DeFi Simplification for Hardware Wallet Users
Trezor’s move reflects a broader trend among wallet providers seeking to integrate DeFi features directly into their platforms. Ledger, Trezor’s main competitor, already offers stablecoin yield options through Ledger Live, including integrations with Morpho, Aave, and Compound. These developments aim to make DeFi more accessible to crypto holders who may have been deterred by its technical complexity.
The timing of Trezor’s announcement aligns with rising interest in stablecoin yield strategies. USDC, trading at $0.999562 with a $76.4 billion market cap, and USDT, priced at $1.00 with a $189.4 billion market cap, remain the dominant dollar-pegged assets in the crypto market. These stablecoins are often used in DeFi lending protocols to generate passive income, though yields can vary significantly based on borrower demand and market conditions.
Stablecoin Yield’s Growing Appeal—and Risks
Stablecoin yield strategies have become one of the fastest-growing segments in decentralized finance. Protocols like Morpho offer returns funded by borrower interest, which can reach double-digit annualized yields in certain market environments. However, these strategies are not without risks. Vulnerabilities in smart contracts, liquidity issues, and exposure to centralized stablecoin issuers all pose potential challenges.
Ethereum co-founder Vitalik Buterin has been vocal about the risks associated with yield-focused stablecoin products. In a recent post, Buterin criticized many USDC-based strategies for their reliance on centralized issuers and lack of adequate counterparty risk mitigation. He suggested alternative models, including Ether-backed algorithmic stablecoins and overcollateralized real-world asset-backed stablecoins, as more aligned with DeFi’s decentralized ethos.

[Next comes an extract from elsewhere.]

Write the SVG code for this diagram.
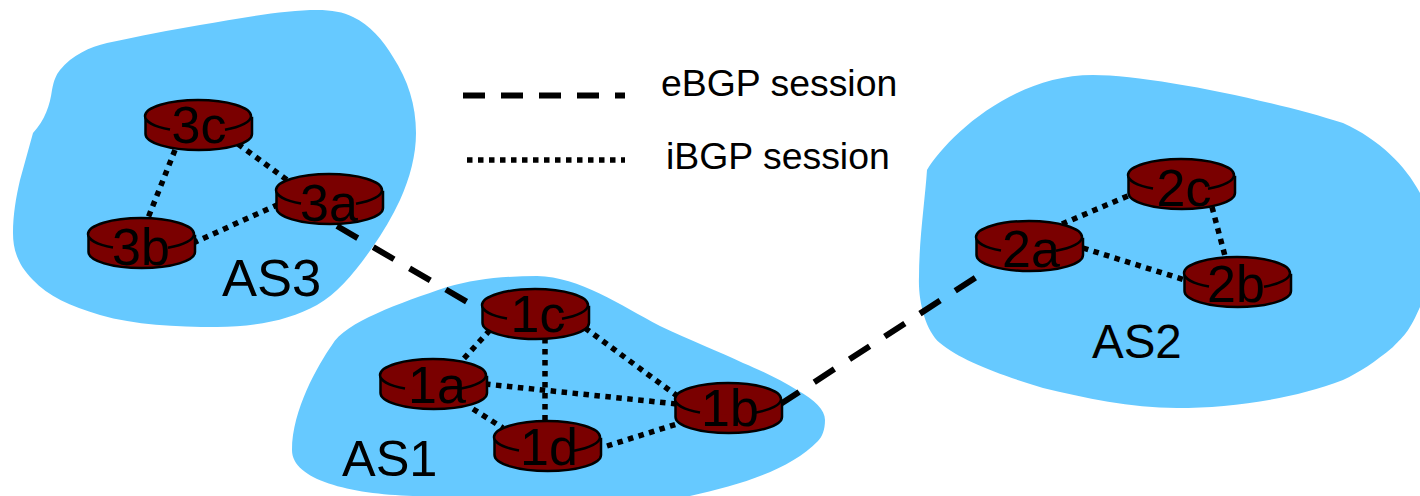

As stablecoin yields continue to attract both retail and institutional interest, scrutiny over their security and sustainability will likely intensify. For Trezor users, the integration with Morpho offers a streamlined way to participate in yield generation while leveraging the security of hardware wallets. Whether this simplification will drive broader adoption remains to be seen.
For now, Trezor’s support for stablecoin yield through Morpho vaults is a notable step in bridging the gap between traditional crypto custody and decentralized finance.